PROBLEM: Go over the entries below line by line, copying each one that contains the word "this".

DATA RECORDS:
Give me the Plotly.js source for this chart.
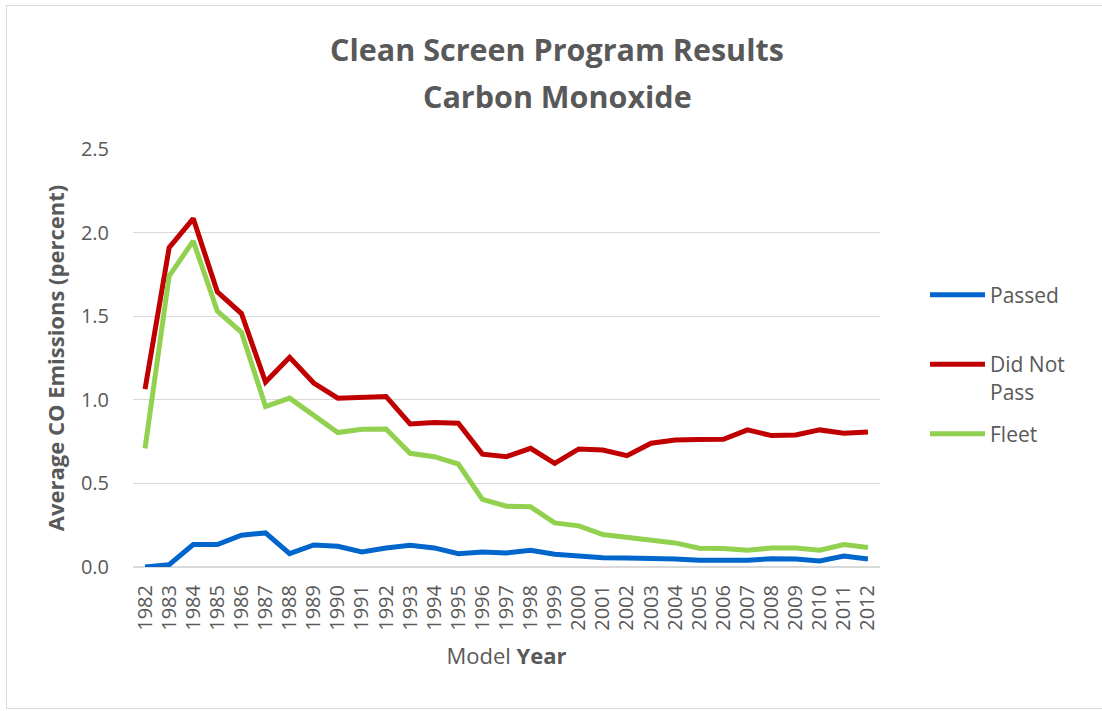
<!DOCTYPE html>
<html>
<head>
<meta charset="utf-8">
<script src="https://cdn.plot.ly/plotly-3.0.1.min.js"></script>
<style>
  html, body { margin: 0; padding: 0; background: #ffffff; }
  #wrap { position: relative; width: 1102px; height: 711px; overflow: hidden; }
  #chart { position: absolute; left: 0; top: 0; width: 1102px; height: 711px; }
  #frame { position: absolute; left: 6px; top: 5px; width: 1110px; height: 704px; border: 1.5px solid #d9d9d9; box-sizing: border-box; pointer-events: none; }
</style>
</head>
<body>
<div id="wrap">
  <div id="chart"></div>
  <div id="frame"></div>
</div>
<script>
const years = ['1982','1983','1984','1985','1986','1987','1988','1989','1990','1991',
  '1992','1993','1994','1995','1996','1997','1998','1999','2000','2001',
  '2002','2003','2004','2005','2006','2007','2008','2009','2010','2011','2012'];

const passed = [0.00,0.014,0.134,0.134,0.19,0.204,0.08,0.132,0.124,0.09,
  0.114,0.13,0.114,0.08,0.09,0.084,0.10,0.076,0.066,0.056,
  0.054,0.052,0.048,0.04,0.042,0.04,0.05,0.048,0.036,0.066,0.048];

const didNotPass = [1.064,1.91,2.084,1.646,1.516,1.106,1.254,1.10,1.01,1.016,
  1.02,0.856,0.864,0.86,0.675,0.66,0.71,0.62,0.706,0.70,
  0.666,0.74,0.76,0.762,0.764,0.82,0.786,0.79,0.82,0.80,0.808];

const fleet = [0.71,1.74,1.95,1.53,1.404,0.96,1.01,0.904,0.804,0.824,
  0.826,0.68,0.66,0.616,0.404,0.364,0.36,0.264,0.246,0.194,
  0.176,0.156,0.144,0.112,0.11,0.10,0.114,0.114,0.10,0.134,0.116];

const seriesNames = ['Passed', 'Did Not<br>Pass', 'Fleet'];
const yTicks = [0, 0.5, 1.0, 1.5, 2.0, 2.5];

const FONT = 'Open Sans, Noto Sans, sans-serif';
const GREY = '#595959';

const traces = [
  { x: years, y: passed, name: seriesNames[0], legend: 'legend',
    type: 'scatter', mode: 'lines', line: { color: '#0066CC', width: 5 } },
  { x: years, y: didNotPass, name: seriesNames[1], legend: 'legend2',
    type: 'scatter', mode: 'lines', line: { color: '#C00000', width: 5 } },
  { x: years, y: fleet, name: seriesNames[2], legend: 'legend3',
    type: 'scatter', mode: 'lines', line: { color: '#92D050', width: 5 } }
];

// plot area in pixels: x 133..880, y 149..567
const px = v => (v - 133) / 747;
const py = v => (567 - v) / 418;

function legendAt(yCenter) {
  return {
    x: px(925), xanchor: 'left', y: py(yCenter), yanchor: 'middle',
    font: { size: 21, color: GREY, family: FONT },
    valign: 'top', itemwidth: 55, bgcolor: 'rgba(0,0,0,0)'
  };
}

const layout = {
  width: 1102, height: 711,
  margin: { l: 133, r: 222, t: 149, b: 144 },
  paper_bgcolor: 'rgba(0,0,0,0)', plot_bgcolor: '#ffffff',
  font: { family: FONT, color: GREY, size: 20 },
  title: {
    text: '<b>Clean Screen Program Results</b>',
    font: { family: FONT, size: 30.5, color: GREY },
    xref: 'container', x: 0.5054, xanchor: 'center',
    yref: 'container', y: 1 - 50/711, yanchor: 'middle'
  },
  annotations: [{
    text: '<b>Carbon Monoxide</b>', showarrow: false,
    xref: 'paper', yref: 'paper',
    x: px(557), y: py(96), xanchor: 'center', yanchor: 'middle',
    font: { family: FONT, size: 30.5, color: GREY }
  }],
  xaxis: {
    type: 'category', range: [-0.5, 30.5],
    tickangle: -90, tickfont: { size: 20, color: GREY },
    ticks: 'outside', ticklen: 9, tickcolor: 'rgba(0,0,0,0)',
    showgrid: false, showline: false, zeroline: false,
    title: { text: 'Model <b>Year</b>', font: { size: 22, color: GREY }, standoff: 18 }
  },
  yaxis: {
    range: [0, 2.5], tickvals: yTicks, tickformat: '.1f',
    tickfont: { size: 20, color: GREY },
    ticks: 'outside', ticklen: 19, tickcolor: 'rgba(0,0,0,0)',
    showgrid: true, gridcolor: '#d9d9d9', gridwidth: 1.3,
    zeroline: true, zerolinecolor: '#d9d9d9', zerolinewidth: 1.3,
    showline: false,
    title: { text: '<b>Average CO Emissions (percent)</b>', font: { size: 22, color: GREY }, standoff: 10 }
  },
  showlegend: true,
  legend: legendAt(295),
  legend2: legendAt(378),
  legend3: legendAt(434)
};

function stretchLegendLines() {
  document.querySelectorAll('#chart .legendlines path').forEach(p => {
    p.setAttribute('d', 'M5,0h55');
  });
}

Plotly.newPlot('chart', traces, layout, { displayModeBar: false, staticPlot: true })
  .then(stretchLegendLines);
</script>
</body>
</html>
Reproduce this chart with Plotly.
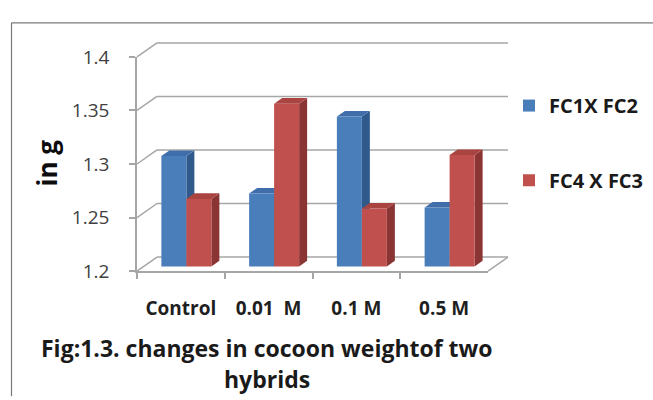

EXERCISE SOLUTION:
Give me the Plotly.js source for this chart.
Reproduce this chart with Plotly.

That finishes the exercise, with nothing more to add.